I have a titanium-cased Toshiba laptop I got secondhand - who the hell puts laptops inside titanium cases, anyway? This thing weighs twelve pounds, and you could probably drive a car over it when it's closed. But anyway, it has a decent 64-bit CPU, a pretty good battery life, there was room for 8 Gbytes of memory (only had 2 when I got it), and it was cheap because the screen is a semi-weird size and smaller than 1080p - it's 1024 x 1200 pixels. So I nabbed it, got the extra memory installed, (I had to buy a special Torx screwdriver with a hole in the middle of the bit to get the turtleshell off and back on) and took it home.
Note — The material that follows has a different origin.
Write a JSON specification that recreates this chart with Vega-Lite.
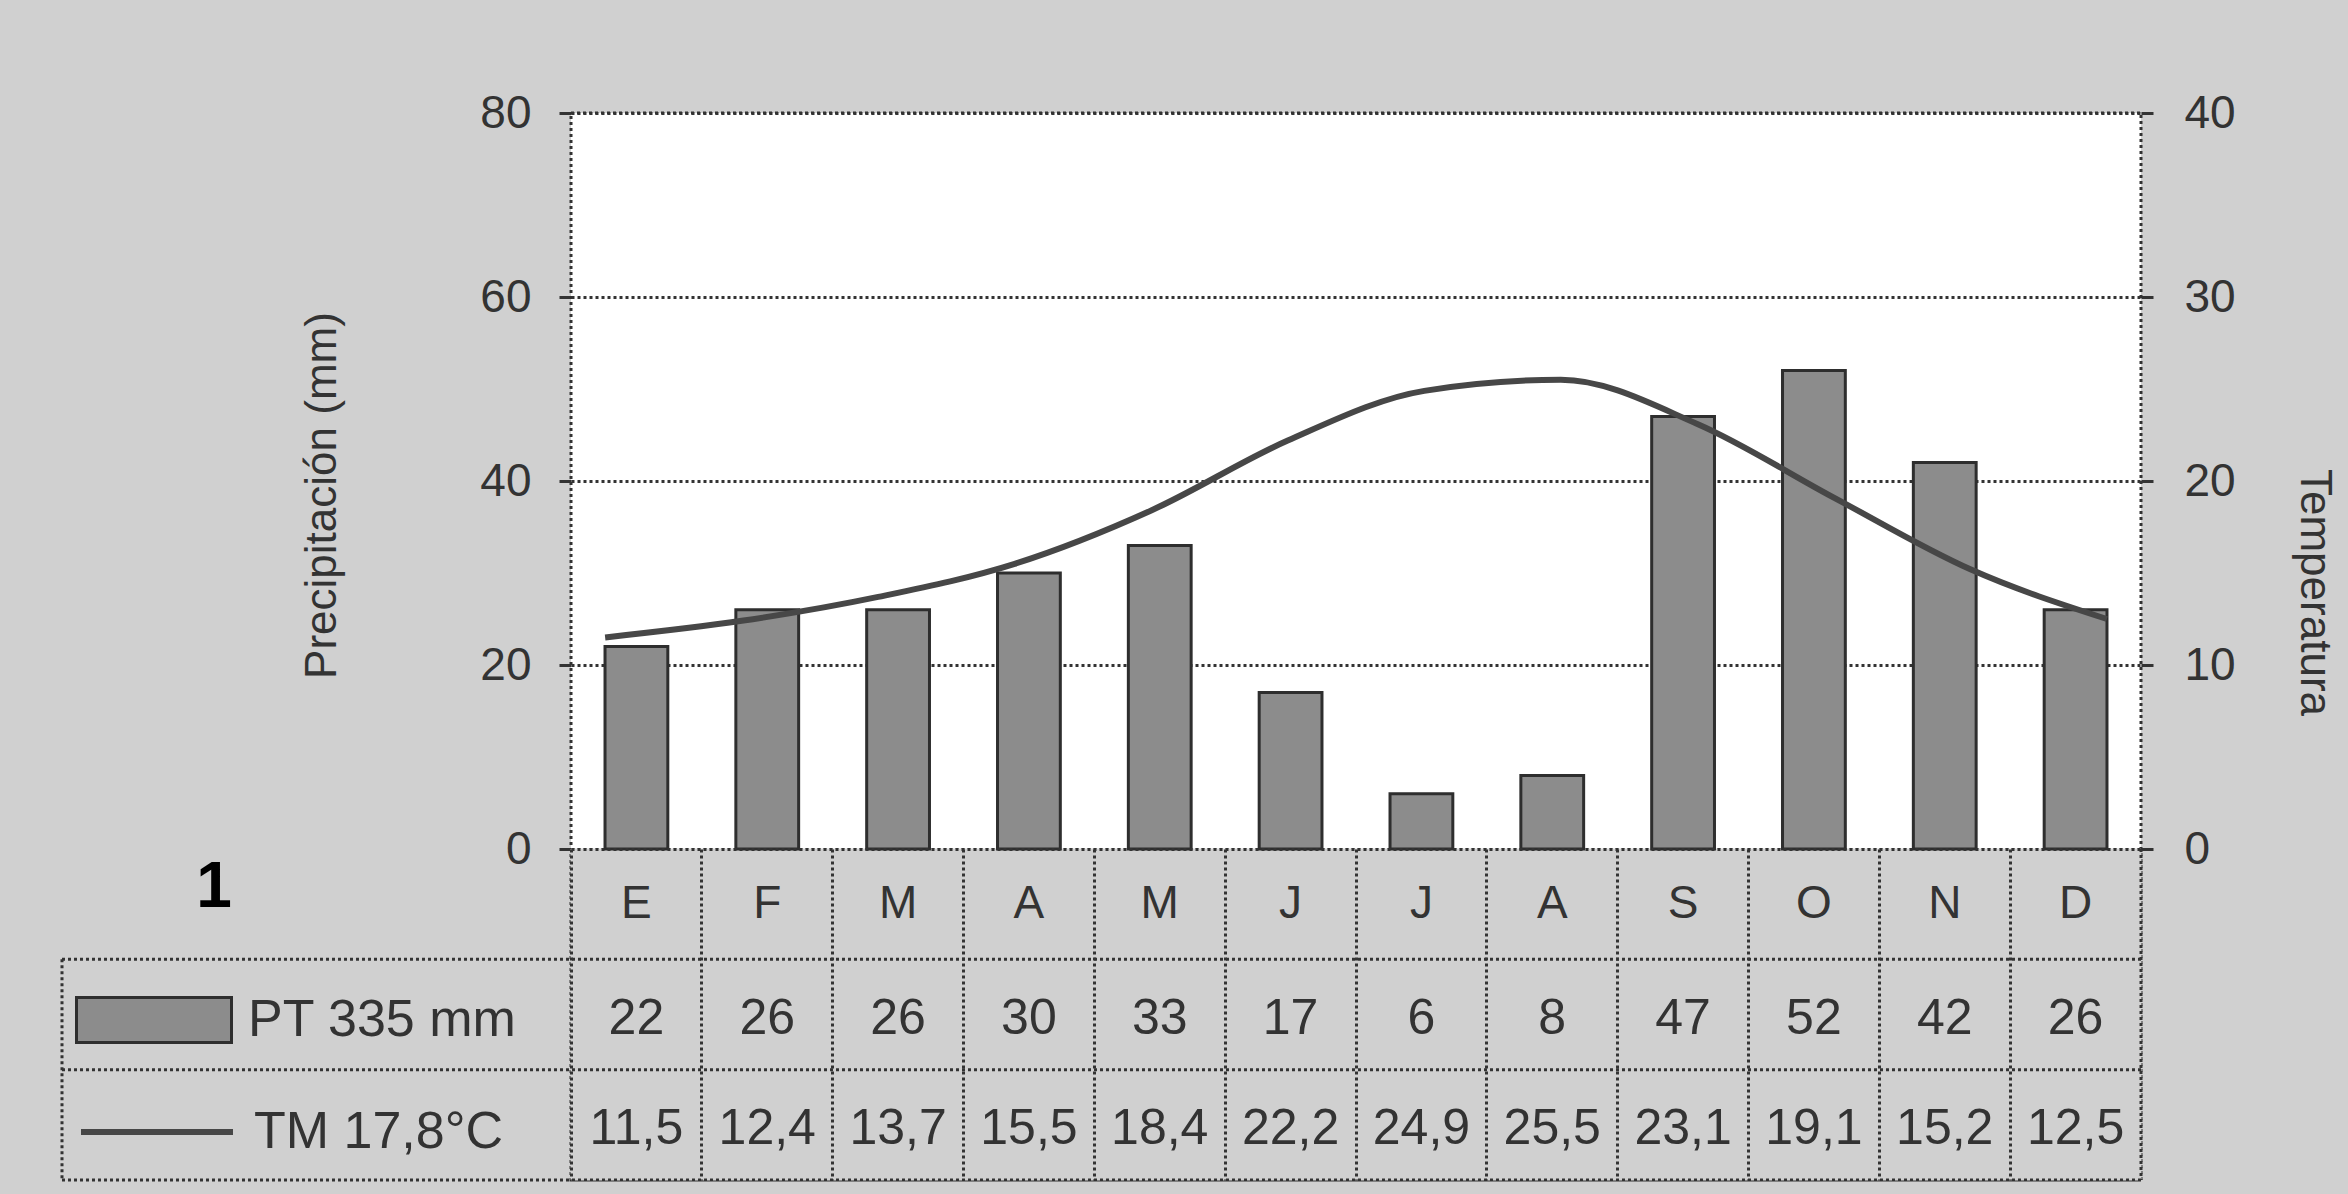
{
  "$schema": "https://vega.github.io/schema/vega-lite/v6.json",
  "width": 1570,
  "height": 1067,
  "autosize": {"type": "none"},
  "padding": {"left": 571, "top": 113, "right": 207, "bottom": 14},
  "background": "#d0d0d0",
  "title": {"text": "1", "orient": "bottom", "anchor": "start", "frame": "group", "offset": 0, "dx": -357, "dy": -275, "fontSize": 64, "fontWeight": "bold", "color": "#000000", "align": "center", "baseline": "alphabetic", "font": "Liberation Sans"},
  "config": {
    "font": "Liberation Sans",
    "view": {"fill": "white", "stroke": "#333333", "strokeWidth": 3, "strokeDash": [3, 3]},
    "locale": {"number": {"decimal": ",", "thousands": ".", "grouping": [3], "currency": ["", " €"]}}
  },
  "datasets": {
    "clima": [
      {"mes": "Ene", "letra": "E", "pp": 22, "t": 11.5},
      {"mes": "Feb", "letra": "F", "pp": 26, "t": 12.4},
      {"mes": "Mar", "letra": "M", "pp": 26, "t": 13.7},
      {"mes": "Abr", "letra": "A", "pp": 30, "t": 15.5},
      {"mes": "May", "letra": "M", "pp": 33, "t": 18.4},
      {"mes": "Jun", "letra": "J", "pp": 17, "t": 22.2},
      {"mes": "Jul", "letra": "J", "pp": 6, "t": 24.9},
      {"mes": "Ago", "letra": "A", "pp": 8, "t": 25.5},
      {"mes": "Sep", "letra": "S", "pp": 47, "t": 23.1},
      {"mes": "Oct", "letra": "O", "pp": 52, "t": 19.1},
      {"mes": "Nov", "letra": "N", "pp": 42, "t": 15.2},
      {"mes": "Dic", "letra": "D", "pp": 26, "t": 12.5}
    ],
    "lineas": [{"linea": "l1"}, {"linea": "l2"}, {"linea": "l3"}]
  },
  "layer": [
    {
      "data": {"name": "clima"},
      "mark": {"type": "rect", "color": "#d0d0d0", "stroke": "#d0d0d0", "strokeWidth": 1},
      "encoding": {
        "x": {"field": "mes", "type": "nominal", "sort": null,
          "scale": {"domain": ["Ene","Feb","Mar","Abr","May","Jun","Jul","Ago","Sep","Oct","Nov","Dic"], "paddingInner": 0, "paddingOuter": 0},
          "axis": {"orient": "bottom", "offset": -331, "domain": true, "domainColor": "#333333", "domainDash": [3, 3], "domainWidth": 3, "ticks": true, "tickSize": 331, "tickColor": "#333333", "tickDash": [3, 3], "tickWidth": 3, "bandPosition": 0, "labels": false, "grid": false, "title": null, "zindex": 1}},
        "y": {"datum": "l0", "type": "ordinal", "scale": {"type": "point", "domain": ["l0","l1","l2","l3"], "range": [736, 1067], "padding": 0}, "axis": null},
        "y2": {"datum": "l3"}
      }
    },
    {
      "data": {"name": "clima"},
      "mark": {"type": "bar", "stroke": "#2e2e2e", "strokeWidth": 3},
      "encoding": {
        "x": {"field": "mes", "type": "nominal", "sort": null,
          "scale": {"domain": ["Ene","Feb","Mar","Abr","May","Jun","Jul","Ago","Sep","Oct","Nov","Dic"], "paddingInner": 0.52, "paddingOuter": 0.26},
          "axis": null},
        "y": {"field": "pp", "type": "quantitative",
          "scale": {"domain": [0, 80], "range": [736, 0], "nice": false},
          "axis": {"orient": "left", "values": [0, 20, 40, 60, 80], "grid": true, "gridColor": "#333333", "gridDash": [3, 3], "gridWidth": 3, "domain": false, "ticks": true, "tickSize": 12, "tickColor": "#333333", "tickWidth": 3, "labelFontSize": 46, "labelColor": "#333333", "labelPadding": 28, "title": "Precipitación (mm)", "titleFontSize": 44, "titleFontWeight": "normal", "titleColor": "#333333", "titleAngle": -90, "titleX": -249, "titleY": 382, "titleAlign": "center", "titleBaseline": "middle"}},
        "color": {"datum": "PT 335 mm", "scale": {"range": ["#8c8c8c"]},
          "legend": {"orient": "none", "legendX": -496, "legendY": 828, "title": null, "padding": 0, "symbolType": "M-1,-0.29H1V0.29H-1Z", "symbolSize": 24025, "symbolStrokeColor": "#2e2e2e", "symbolStrokeWidth": 3, "symbolOpacity": 1, "labelFontSize": 52, "labelLimit": 600, "labelColor": "#333333", "labelOffset": 15, "labelFont": "Liberation Sans"}}
      }
    },
    {
      "data": {"name": "clima"},
      "mark": {"type": "line", "interpolate": "monotone", "strokeWidth": 6},
      "encoding": {
        "x": {"field": "mes", "type": "nominal", "sort": null,
          "scale": {"type": "point", "domain": ["Ene","Feb","Mar","Abr","May","Jun","Jul","Ago","Sep","Oct","Nov","Dic"], "padding": 0.25},
          "axis": null},
        "y": {"field": "t", "type": "quantitative",
          "scale": {"domain": [0, 40], "range": [736, 0], "nice": false},
          "axis": {"orient": "right", "values": [0, 10, 20, 30, 40], "grid": false, "domain": false, "ticks": true, "tickSize": 12, "tickColor": "#333333", "tickWidth": 3, "labelFontSize": 46, "labelColor": "#333333", "labelPadding": 31, "title": "Temperatura", "titleFontSize": 44, "titleFontWeight": "normal", "titleColor": "#333333", "titleAngle": 90, "titleX": 172, "titleY": 479, "titleAlign": "center", "titleBaseline": "middle"}},
        "stroke": {"datum": "TM 17,8°C", "scale": {"range": ["#474747"]},
          "legend": {"orient": "none", "legendX": -493, "legendY": 940, "title": null, "padding": 0, "symbolType": "stroke", "symbolSize": 23104, "symbolStrokeWidth": 6, "labelFontSize": 52, "labelLimit": 600, "labelColor": "#333333", "labelOffset": 18, "labelFont": "Liberation Sans"}}
      }
    },
    {
      "data": {"name": "clima"},
      "mark": {"type": "text", "fontSize": 46, "color": "#333333"},
      "encoding": {
        "x": {"field": "mes", "type": "nominal", "sort": null,
          "scale": {"domain": ["Ene","Feb","Mar","Abr","May","Jun","Jul","Ago","Sep","Oct","Nov","Dic"], "paddingInner": 0, "paddingOuter": 0}, "axis": null},
        "y": {"datum": "meses", "type": "nominal", "scale": {"type": "band", "domain": ["meses","PT","TM"], "range": [736, 1067], "paddingInner": 0, "paddingOuter": 0}, "axis": null},
        "text": {"field": "letra"}
      }
    },
    {
      "data": {"name": "clima"},
      "mark": {"type": "text", "fontSize": 50, "color": "#333333", "dy": 4},
      "encoding": {
        "x": {"field": "mes", "type": "nominal", "sort": null,
          "scale": {"domain": ["Ene","Feb","Mar","Abr","May","Jun","Jul","Ago","Sep","Oct","Nov","Dic"], "paddingInner": 0, "paddingOuter": 0}, "axis": null},
        "y": {"datum": "PT", "type": "nominal", "scale": {"type": "band", "domain": ["meses","PT","TM"], "range": [736, 1067], "paddingInner": 0, "paddingOuter": 0}, "axis": null},
        "text": {"field": "pp", "type": "quantitative", "format": "d"}
      }
    },
    {
      "data": {"name": "clima"},
      "mark": {"type": "text", "fontSize": 50, "color": "#333333", "dy": 4},
      "encoding": {
        "x": {"field": "mes", "type": "nominal", "sort": null,
          "scale": {"domain": ["Ene","Feb","Mar","Abr","May","Jun","Jul","Ago","Sep","Oct","Nov","Dic"], "paddingInner": 0, "paddingOuter": 0}, "axis": null},
        "y": {"datum": "TM", "type": "nominal", "scale": {"type": "band", "domain": ["meses","PT","TM"], "range": [736, 1067], "paddingInner": 0, "paddingOuter": 0}, "axis": null},
        "text": {"field": "t", "type": "quantitative", "format": ".1f"}
      }
    },
    {
      "data": {"name": "lineas"},
      "mark": {"type": "rule", "color": "#333333", "strokeWidth": 3, "strokeDash": [3, 3]},
      "encoding": {
        "x": {"datum": 0, "type": "quantitative", "scale": {"domain": [0, 1], "range": [-509, 1570], "nice": false, "zero": false}, "axis": null},
        "x2": {"datum": 1},
        "y": {"field": "linea", "type": "ordinal", "scale": {"type": "point", "domain": ["l0","l1","l2","l3"], "range": [736, 1067], "padding": 0}, "axis": null}
      }
    },
    {
      "data": {"values": [{}]},
      "mark": {"type": "rule", "color": "#333333", "strokeWidth": 3, "strokeDash": [3, 3]},
      "encoding": {
        "x": {"datum": 0, "type": "quantitative", "scale": {"domain": [0, 1], "range": [-509, 1570], "nice": false, "zero": false}, "axis": null},
        "y": {"datum": "l1", "type": "ordinal", "scale": {"type": "point", "domain": ["l0","l1","l2","l3"], "range": [736, 1067], "padding": 0}, "axis": null},
        "y2": {"datum": "l3"}
      }
    },
    {
      "data": {"values": [{}]},
      "mark": {"type": "rule", "color": "#333333", "strokeWidth": 3, "strokeDash": [3, 3]},
      "encoding": {
        "x": {"datum": 1, "type": "quantitative", "scale": {"domain": [0, 1], "range": [-509, 1570], "nice": false, "zero": false}, "axis": null},
        "y": {"datum": "l0", "type": "ordinal", "scale": {"type": "point", "domain": ["l0","l1","l2","l3"], "range": [736, 1067], "padding": 0}, "axis": null},
        "y2": {"datum": "l3"}
      }
    }
  ],
  "resolve": {"scale": {"x": "independent", "y": "independent"}}
}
I had to literally remove the internal hard drive and replace it with a blank one before it would allow me to install Linux. The thing has a BIOS setting that makes it flatly refuse to commit writes to the first disk partition (where lay the boot sector and OS, in the original) unless they are signed by some trusted authority whose key I don't have (possibly the same people who put it inside the titanium turtle shell, possibly Microsoft, I dunno) and you cannot turn that BIOS setting off, even with hardware access, as long as there is a drive capable of booting up. That setting isn't even writable except after a failed boot which did not fail because you interrupted it via power cycle or keyboard.
I don't know if that's a feature of the regular Toshiba BIOS these days -- obviously the machine was built by some kind of paranoid organization, so it might have a custom BIOS installed -- but it was the first time I had run across anything like it.